In the salad days of mainframes, software upgrades happened once -- on the mainframe. Today, when an application needs upgrading or an operating system needs a patch, the task is more challenging. Software distribution applications help automate the process of managing a software base that may be distributed across thousands of desktops.

6) Fault-management software helps administrators answer "what happened" questions -- or in more modern versions, "What's about to happen?" When a computer goes down, or a critical piece of software stops working or the network slows to a crawl, administrators are called on to isolate and repair the problem -- at any time. Fault-management software provides friendly interfaces to help administrators do their jobs and get things running again. It also includes notification mechanisms --e-mail, pagers or on-screen notifications -- to alert administrators to the problem.

When integrated with the information supplied by performance-management software, fault-management software is now being called on to predict, and sometimes fix, problems before they affect users.
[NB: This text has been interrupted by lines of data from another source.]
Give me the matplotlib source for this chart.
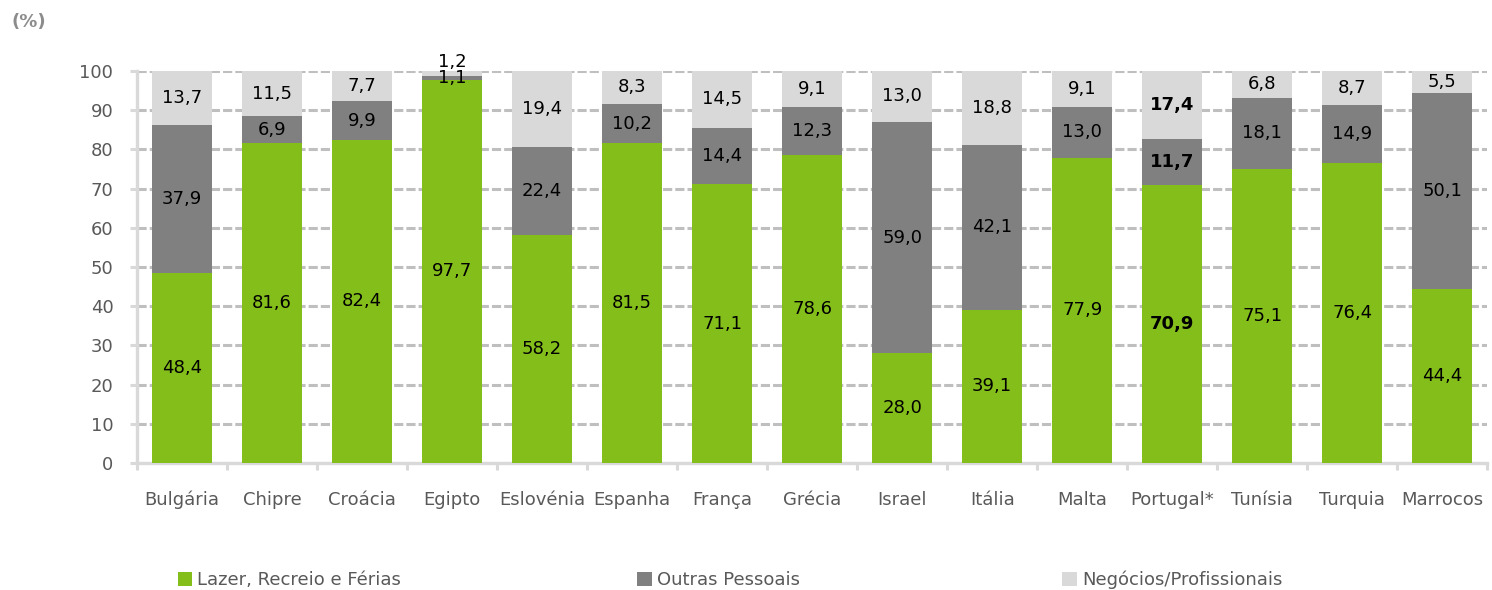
import matplotlib.pyplot as plt
import numpy as np
from matplotlib.patches import Patch

## Data
countries = ["Bulgária", "Chipre", "Croácia", "Egipto", "Eslovénia", "Espanha", "França",
             "Grécia", "Israel", "Itália", "Malta", "Portugal*", "Tunísia", "Turquia", "Marrocos"]
lazer = [48.4, 81.6, 82.4, 97.7, 58.2, 81.5, 71.1, 78.6, 28.0, 39.1, 77.9, 70.9, 75.1, 76.4, 44.4]
outras = [37.9, 6.9, 9.9, 1.1, 22.4, 10.2, 14.4, 12.3, 59.0, 42.1, 13.0, 11.7, 18.1, 14.9, 50.1]
negocios = [13.7, 11.5, 7.7, 1.2, 19.4, 8.3, 14.5, 9.1, 13.0, 18.8, 9.1, 17.4, 6.8, 8.7, 5.5]
series_names = ["Lazer, Recreio e Férias", "Outras Pessoais", "Negócios/Profissionais"]
colors = ["#84be1b", "#808080", "#d9d9d9"]
bold_country = "Portugal*"

plt.rcParams['font.family'] = ['DejaVu Sans']
FS = 13

fig = plt.figure(figsize=(14.92, 5.90), dpi=100)
ax = fig.add_axes([0.0918, 0.2153, 0.905, 0.6644])

x = np.arange(len(countries))
bottom = np.zeros(len(countries))
for k, (vals, col) in enumerate(zip([lazer, outras, negocios], colors)):
    vals = np.array(vals)
    ax.bar(x, vals, bottom=bottom, width=0.667, color=col, zorder=3)
    for i, v in enumerate(vals):
        y = bottom[i] + v / 2
        # tiny top segment (Egipto): label pushed above the bar
        if v < 1.5 and k == 2:
            y = bottom[i] + v + 2.2
        weight = 'bold' if countries[i] == bold_country else 'normal'
        ax.text(x[i], y, f"{v:.1f}".replace('.', ','), ha='center', va='center',
                fontsize=FS, color='black', fontweight=weight, zorder=4, clip_on=False)
    bottom = bottom + vals

ax.set_xlim(-0.5, len(countries) - 0.5)
ax.set_ylim(0, 100)
ax.set_yticks(range(0, 101, 10))
ax.yaxis.grid(True, color='#bfbfbf', linewidth=2.2, linestyle=(0, (3, 1)), zorder=0)
ax.set_axisbelow(True)

ax.set_xticks(x)
ax.set_xticklabels(countries)
ax.set_xticks(np.arange(-0.5, len(countries), 1), minor=True)
ax.tick_params(axis='x', which='major', length=0, pad=20, labelsize=FS, labelcolor='#595959')
ax.tick_params(axis='x', which='minor', length=5, width=2.2, color='#d9d9d9')
ax.tick_params(axis='y', length=5, width=2.2, color='#d9d9d9', labelsize=FS, labelcolor='#595959', pad=12)

for s in ['top', 'right']:
    ax.spines[s].set_visible(False)
for s in ['left', 'bottom']:
    ax.spines[s].set_color('#d9d9d9')
    ax.spines[s].set_linewidth(2.4)

fig.text(0.008, 0.962, "(%)", fontsize=FS, fontweight='bold', color='#8c8c8c', va='center')

# legend entries spread along the bottom
legend_x = [0.119, 0.427, 0.712]
for name, col, lx in zip(series_names, colors, legend_x):
    fig.legend([Patch(facecolor=col, edgecolor='none')], [name], loc='center left',
               bbox_to_anchor=(lx, 0.017), frameon=False, fontsize=FS, labelcolor='#595959',
               handlelength=0.8, handleheight=0.8, handletextpad=0.3,
               borderaxespad=0.0, borderpad=0.0)

fig.savefig("out.png", dpi=100)
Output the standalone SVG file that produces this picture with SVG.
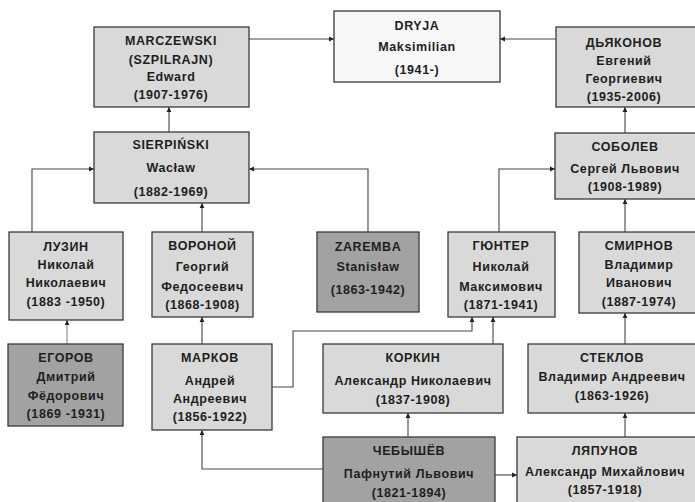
<svg xmlns="http://www.w3.org/2000/svg" width="695" height="502" viewBox="0 0 695 502">
<defs>
<marker id="ah" markerWidth="6" markerHeight="6" refX="5" refY="3" orient="auto" markerUnits="userSpaceOnUse">
<path d="M0,0.6 L5,3 L0,5.4 Z" fill="#222"/>
</marker>
<style>
.bx{stroke:#3a3a3a;stroke-width:1.3}
.lt{fill:#d9d9d9}
.dk{fill:#a2a2a2}
.wh{fill:#f7f7f7}
text{font-family:"Liberation Sans",Arial,sans-serif;font-size:12.5px;font-weight:bold;fill:#1e1e1e;text-anchor:middle;letter-spacing:0.6px}
.c{fill:none;stroke:#444;stroke-width:1.1;marker-end:url(#ah)}
</style>
</defs>
<rect width="695" height="502" fill="#fff"/>
<g id="connectors">
<path class="c" d="M249,39 H334"/>
<path class="c" d="M556,39 H500"/>
<path class="c" d="M169,132 V107"/>
<path class="c" d="M32,232 V169 H94"/>
<path class="c" d="M202,232 V203"/>
<path class="c" d="M368,232 V169 H249"/>
<path class="c" d="M499,232 V169 H555"/>
<path class="c" d="M625,133 V107"/>
<path class="c" d="M625,232 V199"/>
<path class="c" d="M67,344 V320" style="stroke:#888"/>
<path class="c" d="M202,344 V317"/>
<path class="c" d="M272,387 H293 V331 H472 V317"/>
<path class="c" d="M493,344 V317"/>
<path class="c" d="M408,437 V413"/>
<path class="c" d="M625,344 V313"/>
<path class="c" d="M323,469 H202 V430"/>
<path class="c" d="M495,475 H517"/>
<path class="c" d="M625,437 V413"/>
</g>
<g id="marczewski"><rect class="bx lt" x="94" y="27" width="155" height="80"/>
<text x="171" y="45">MARCZEWSKI</text><text x="171" y="64">(SZPILRAJN)</text><text x="171" y="81">Edward</text><text x="171" y="99">(1907-1976)</text></g>
<g id="dryja"><rect class="bx wh" x="334" y="11" width="166" height="71"/>
<text x="417" y="30">DRYJA</text><text x="417" y="51">Maksimilian</text><text x="417" y="74">(1941-)</text></g>
<g id="dyakonov"><rect class="bx lt" x="556" y="27" width="150" height="80"/>
<text x="624" y="47">ДЬЯКОНОВ</text><text x="624" y="65">Евгений</text><text x="624" y="83">Георгиевич</text><text x="624" y="101">(1935-2006)</text></g>
<g id="sierpinski"><rect class="bx lt" x="94" y="132" width="155" height="71"/>
<text x="171" y="149">SIERPIŃSKI</text><text x="171" y="172">Wacław</text><text x="171" y="196">(1882-1969)</text></g>
<g id="luzin"><rect class="bx lt" x="9" y="232" width="114" height="88"/>
<text x="66" y="251">ЛУЗИН</text><text x="66" y="269">Николай</text><text x="66" y="287">Николаевич</text><text x="66" y="306">(1883 -1950)</text></g>
<g id="voronoy"><rect class="bx lt" x="152" y="232" width="101" height="85"/>
<text x="202.5" y="250">ВОРОНОЙ</text><text x="202.5" y="271">Георгий</text><text x="202.5" y="291">Федосеевич</text><text x="202.5" y="309">(1868-1908)</text></g>
<g id="zaremba"><rect class="bx dk" x="317" y="232" width="102" height="80"/>
<text x="368" y="251">ZAREMBA</text><text x="368" y="271">Stanisław</text><text x="368" y="294">(1863-1942)</text></g>
<g id="gunter"><rect class="bx lt" x="448" y="232" width="107" height="85"/>
<text x="501" y="250">ГЮНТЕР</text><text x="501" y="271">Николай</text><text x="501" y="291">Максимович</text><text x="501" y="309">(1871-1941)</text></g>
<g id="sobolev"><rect class="bx lt" x="555" y="133" width="150" height="66"/>
<text x="625" y="151">СОБОЛЕВ</text><text x="625" y="173">Сергей Львович</text><text x="625" y="191">(1908-1989)</text></g>
<g id="smirnov"><rect class="bx lt" x="579" y="232" width="125" height="81"/>
<text x="639" y="250">СМИРНОВ</text><text x="639" y="269">Владимир</text><text x="639" y="287">Иванович</text><text x="639" y="306">(1887-1974)</text></g>
<g id="egorov"><rect class="bx dk" x="8" y="344" width="115" height="82"/>
<text x="66" y="362">ЕГОРОВ</text><text x="66" y="381">Дмитрий</text><text x="66" y="400">Фёдорович</text><text x="66" y="418">(1869 -1931)</text></g>
<g id="markov"><rect class="bx lt" x="152" y="344" width="120" height="86"/>
<text x="210" y="362">МАРКОВ</text><text x="210" y="385">Андрей</text><text x="210" y="403">Андреевич</text><text x="210" y="421">(1856-1922)</text></g>
<g id="korkin"><rect class="bx lt" x="323" y="344" width="180" height="69"/>
<text x="413" y="362">КОРКИН</text><text x="413" y="385">Александр Николаевич</text><text x="413" y="404">(1837-1908)</text></g>
<g id="steklov"><rect class="bx lt" x="528" y="344" width="177" height="69"/>
<text x="612" y="362">СТЕКЛОВ</text><text x="612" y="381">Владимир Андреевич</text><text x="612" y="400">(1863-1926)</text></g>
<g id="chebyshev"><rect class="bx dk" x="323" y="437" width="172" height="70"/>
<text x="409" y="455">ЧЕБЫШЁВ</text><text x="409" y="478">Пафнутий Львович</text><text x="409" y="497">(1821-1894)</text></g>
<g id="lyapunov"><rect class="bx lt" x="517" y="437" width="188" height="70"/>
<text x="605" y="455">ЛЯПУНОВ</text><text x="605" y="476">Александр Михайлович</text><text x="605" y="494">(1857-1918)</text></g>
</svg>
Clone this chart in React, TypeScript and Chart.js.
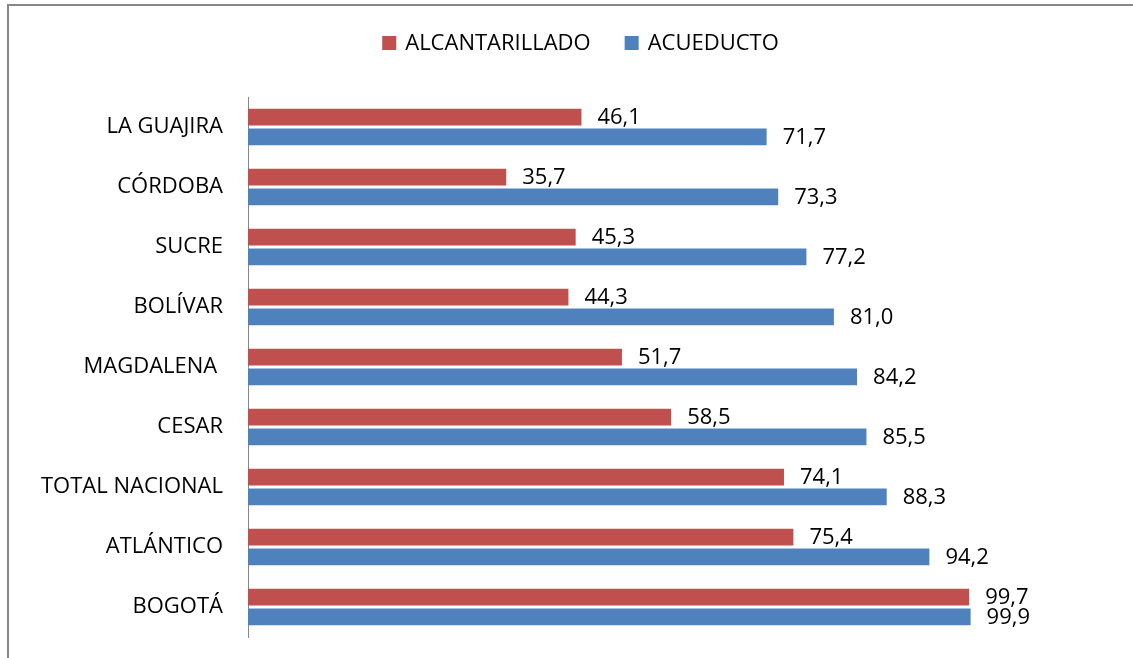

In those cases, they may send administrators notification of the perceived problem, the corrective action they took and the results.

Technologies Converging

It should come as no surprise in this era of consolidation that computer-resource-management technologies have been converging.

Traditionally, network management consisted of tools and techniques for managing only the network. A March 1998 Business Research Group (BRG) report defines network management as "a general term that embraces all the functions and processes involved in managing a network."

The same report defines system management as "the management of separate individual computers, including data management, data security, installation and configuration of software and hardware, fault management and performance tuning."

Because of the explosion in computer use and the complexity of networks and systems, the distinction between networks and systems management is fading. BRG calls this new paradigm "dynamic management" and defines it as "management applications that identify user behavior; actively manage the relationship between the user, the network, and applications; and translates the information to a business prospective."

The convergence of management technologies has emphasized what was already becoming clear: No single vendor could possibly provide all the tools necessary to manage large, heterogeneous networks. Instead, what has emerged are several management frameworks that provide a common structure that can accommodate tools from a variety of vendors. Hewlett-Packard's OpenView and IBM's TME 10 are the best known and most widely deployed management frameworks.

Both provide a variety of built-in services and operate on a "manager-agent" basis. The manager is the central program that can graphically show administrators an overview of the network. It is often referred to as the management console.

Management consoles can also display information about individual resources, such as a workstation, a router or other hardware or software entity. The individual resources are called, appropriately, managed nodes. The management console can collect information from the managed nodes in many ways, depending on the kind of node. However, the IBM and HP products provide software that can be installed onto a variety of managed nodes. This software is known as an "agent." Agents can be configured to watch and report on a plethora of information. They can also be instructed to take action based on the information they collect.

For example, an agent installed on a Windows NT server can be configured to monitor disk usage. When a configured threshold is exceeded, the agent may delete all temporary files. If this doesn't handle the problem, the agent may alert the management station, which may place a message on an administrator's workstation or send an alphanumeric page to the administrator, notifying her of the problem.

Both HP and IBM offer system-management software that works in their management framework, but these frameworks' real power lies in their ability to accommodate third-party software.